Celia Crecy, who has a 20-year-old son, says some of his friends wear clothing that makes them look like "little hookers."
"I worry not only about the girls but the message the boys get that it is OK to dress like that so it must be OK to treat them as objects of desire instead (of) as a human being. It is very confusing for some boys," she said.
Said Darrell Andrews, on CNN's Facebook page, "Stop this foolishness and let parents parent. She obviously loves her kids and (is) trying to protect them from this sick and out of control nation we have become."
Maybe that last point is one place where those of us who take issue with Hall's post and the dangerous double standard we feel exists in society, and those who don't, can find a place to agree -- that we, as parents, can and should do more to empower women, like those girls I saw on the beach a few years ago, and educate men, like Mrs.

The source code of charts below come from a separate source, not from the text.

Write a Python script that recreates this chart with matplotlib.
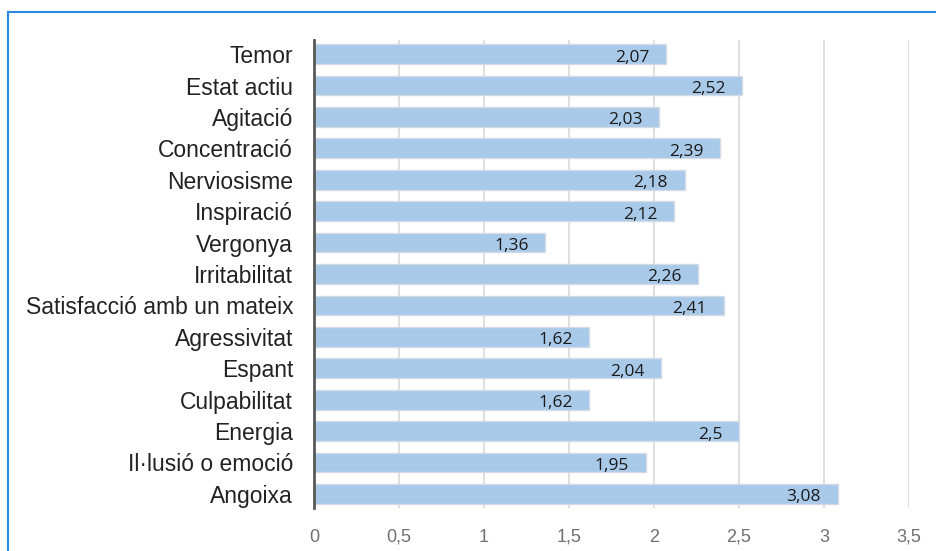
import matplotlib.pyplot as plt
from matplotlib.lines import Line2D

categories = ['Temor', 'Estat actiu', 'Agitació', 'Concentració', 'Nerviosisme',
              'Inspiració', 'Vergonya', 'Irritabilitat', 'Satisfacció amb un mateix',
              'Agressivitat', 'Espant', 'Culpabilitat', 'Energia',
              'Il·lusió o emoció', 'Angoixa']
values = [2.07, 2.52, 2.03, 2.39, 2.18, 2.12, 1.36, 2.26, 2.41,
          1.62, 2.04, 1.62, 2.5, 1.95, 3.08]
xticks = [0, 0.5, 1, 1.5, 2, 2.5, 3, 3.5]

fig = plt.figure(figsize=(9.36, 5.51), dpi=100)
ax = fig.add_axes([314/936, 1-508/551, (909-314)/936, (508-40)/551])

pos = list(range(len(categories)))
ax.barh(pos, values, height=0.63, color='#a9c9e9', edgecolor='#d3dce6', linewidth=1, zorder=3)

for p, v in zip(pos, values):
    ax.annotate(('%g' % v).replace('.', ','), xy=(v, p), xytext=(-12, -2.5),
                textcoords='offset points', ha='right', va='center',
                fontsize=12.5, color='#1a1a1a', family='Open Sans', zorder=4)

ax.set_xlim(0, 3.5)
ax.set_ylim(14.45, -0.45)
ax.set_yticks(pos)
ax.set_yticklabels(categories, fontsize=16.5, color='#222222', family='Liberation Sans')
ax.set_xticks(xticks)
ax.set_xticklabels([('%g' % t).replace('.', ',') for t in xticks],
                   fontsize=13, color='#707070', family='Liberation Sans')
ax.tick_params(axis='both', length=0)
ax.tick_params(axis='x', pad=15)
ax.tick_params(axis='y', pad=15)
ax.grid(axis='x', color='#d9d9d9', linewidth=1.2, zorder=0)
for s in ['top', 'right', 'bottom']:
    ax.spines[s].set_visible(False)
ax.spines['left'].set_color('#595959')
ax.spines['left'].set_linewidth(2)
ax.spines['left'].set_zorder(5)

# blue frame around the chart
fig.add_artist(Line2D([8/936, 1], [1-12/551, 1-12/551], color='#2b8ae0', linewidth=1.5))
fig.add_artist(Line2D([8/936, 8/936], [0, 1-12/551], color='#2b8ae0', linewidth=1.5))

fig.savefig('out.png', dpi=100)
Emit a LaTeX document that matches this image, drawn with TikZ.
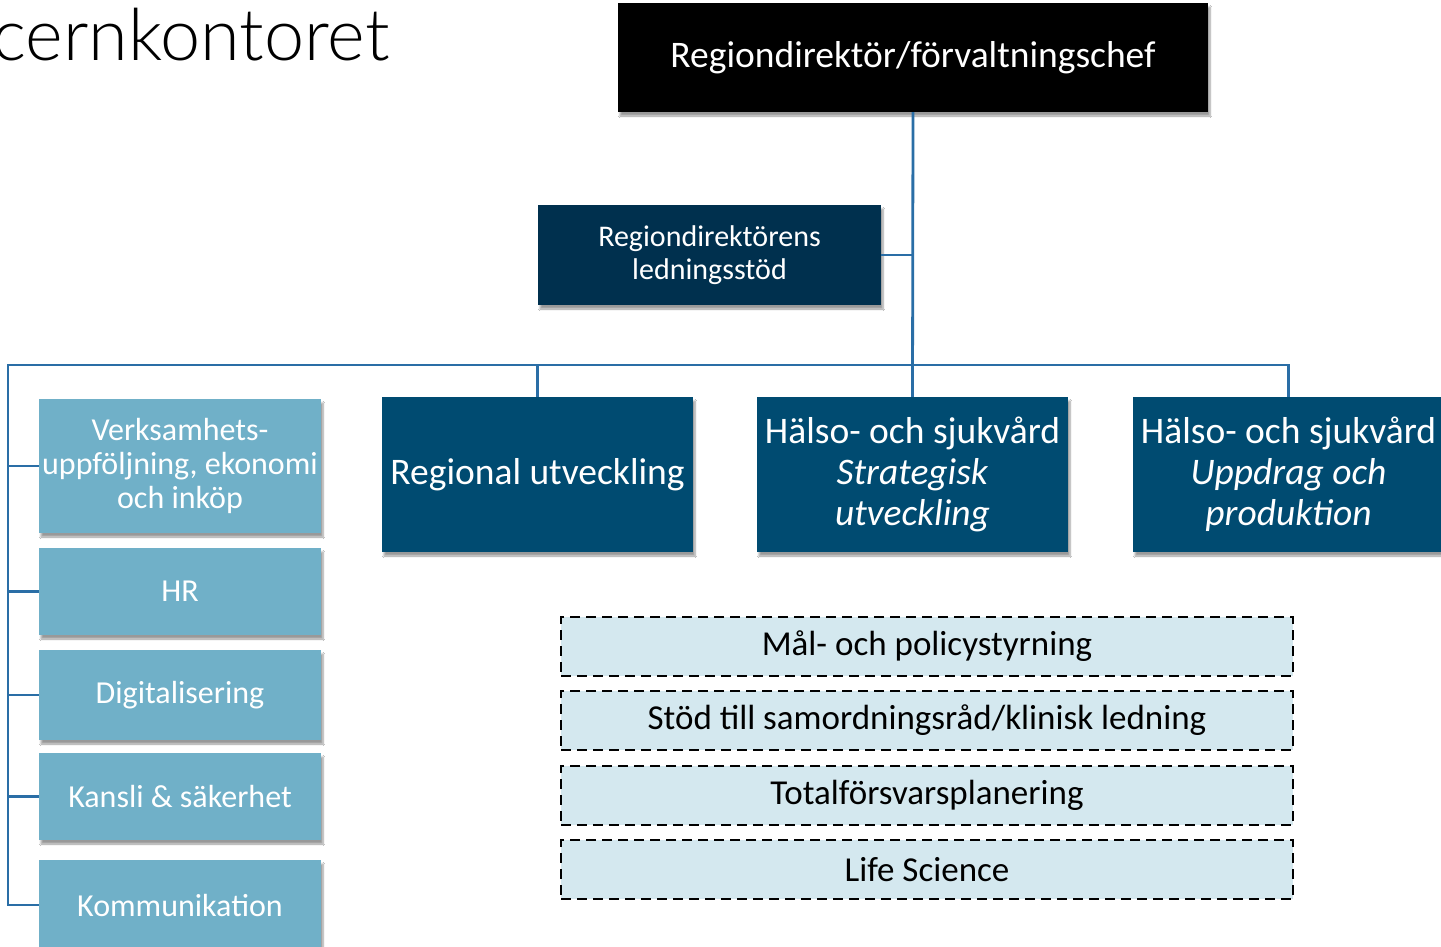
\documentclass[tikz,border=0pt]{standalone}
\usepackage{fontspec}
\setmainfont{Carlito}
\newfontfamily\titlefont[UprightFont={* Light}]{Lato}
\usetikzlibrary{shadows.blur,positioning}

\definecolor{stodnavy}{HTML}{00304E}
\definecolor{mainblue}{HTML}{004B71}
\definecolor{lightblue}{HTML}{70B0C8}
\definecolor{paleblue}{HTML}{D4E8EF}
\definecolor{linkblue}{HTML}{2A6EA6}

\tikzset{
  shad/.style={blur shadow={shadow xshift=2pt,shadow yshift=-4pt,shadow opacity=40,shadow blur steps=6}},
  mainbox/.style={shad,fill=mainblue,text=white,minimum width=311pt,minimum height=155pt,align=center,font=\fontsize{37.5}{41}\selectfont,inner sep=0pt},
  sidebox/.style={shad,fill=lightblue,text=white,minimum width=282pt,align=center,font=\fontsize{32}{34}\selectfont,inner sep=0pt},
  taskbox/.style={draw=black,line width=2.2pt,dash pattern=on 10pt off 6pt,fill=paleblue,minimum width=732pt,minimum height=59pt,font=\fontsize{35}{38}\selectfont,inner sep=0pt},
  conn/.style={draw=linkblue,line width=2.8pt}
}

\begin{document}
\begin{tikzpicture}[x=1pt,y=-1pt]
  \clip (0,0) rectangle (1441,946);
  \fill[white] (0,0) rectangle (1441,946);

  \node[anchor=base west,font=\titlefont\fontsize{72}{78}\selectfont,inner sep=0pt] (title) at (-8,60) {cernkontoret};

  \node[shad,fill=black,text=white,minimum width=590pt,minimum height=109pt,font=\fontsize{37.5}{40}\selectfont] (dir) at (913,57.5) {Regiondirektör/förvaltningschef};
  \node[shad,fill=stodnavy,text=white,minimum width=343pt,minimum height=100pt,align=center,font=\fontsize{30}{33}\selectfont,inner sep=0pt] (stod) at (709.5,255) {Regiondirektörens\\ledningsstöd};

  \node[mainbox] (ru) at (537.5,474.5) {Regional utveckling};
  \node[mainbox] (hs1) at (912.5,474.5) {Hälso- och sjukvård\\\textit{Strategisk}\\\textit{utveckling}};
  \node[mainbox] (hs2) at (1288.5,474.5) {Hälso- och sjukvård\\\textit{Uppdrag och}\\\textit{produktion}};

  \node[sidebox,minimum height=134pt] (vu) at (180,466) {Verksamhets-\\uppföljning, ekonomi\\och inköp};
  \node[sidebox,minimum height=87pt] (hr) at (180,591.5) {HR};
  \node[sidebox,minimum height=90pt] (dig) at (180,695) {Digitalisering};
  \node[sidebox,minimum height=87pt] (kan) at (180,796.5) {Kansli \& säkerhet};
  \node[sidebox,minimum height=90pt] (kom) at (180,905) {Kommunikation};

  \node[taskbox] (mal) at (927,646.5) {Mål- och policystyrning};
  \node[taskbox] (sam) at (927,720.5) {Stöd till samordningsråd/klinisk ledning};
  \node[taskbox] (tot) at (927,795.5) {Totalförsvarsplanering};
  \node[taskbox] (life) at (927,869.5) {Life Science};

  \coordinate (bus) at (912.5,365);
  \coordinate (lefttop) at (8,365);

  \draw[conn] (dir.south) -- (hs1.north);
  \draw[conn] (stod.east) -- (stod.east -| dir.south);
  \draw[conn] (ru.north) |- (hs2.north |- bus) -- (hs2.north);
  \draw[conn] (ru.north |- lefttop) -- (lefttop) |- (kom.west);
  \foreach \n in {vu,hr,dig,kan}
    \draw[conn] (lefttop |- \n.west) -- (\n.west);

\end{tikzpicture}
\end{document}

Hall's sons.
"Boys and girls are getting the message that sexy is valued from a very early age," said Dr. Jennifer Hartstein, a New York City-based child, adolescent and family psychologist and author of the book, "Princess Recovery: A How-to Guide to Raising Strong, Empowered Girls Who Can Create Their Own Happily Ever Afters."
Parents of girls need to encourage their daughters to believe that they are worth much more that what they look like, despite the messaging they get in the media.
"The more we can empower girls to believe in themselves and what they have to offer without falling into the 'appearance trap,' the better prepared they will be to handle being asked to send sexy photos, or to post them looking for positive feedback," she said.
And as for boys, Hartstein says they are "bombarded" with the same images, leading them to think it's perfectly fine to view girls solely based on their outward appearance.
"Young men need to be taught that respect is the primary thing to consider when seeing a young woman," said Hartstein. "It's important to try to teach boys, from an early age, that girls are more than the clothes they wear and to help boys see the person underneath."
I hope Mrs. Hall's sons, and those girls on the beach, are listening.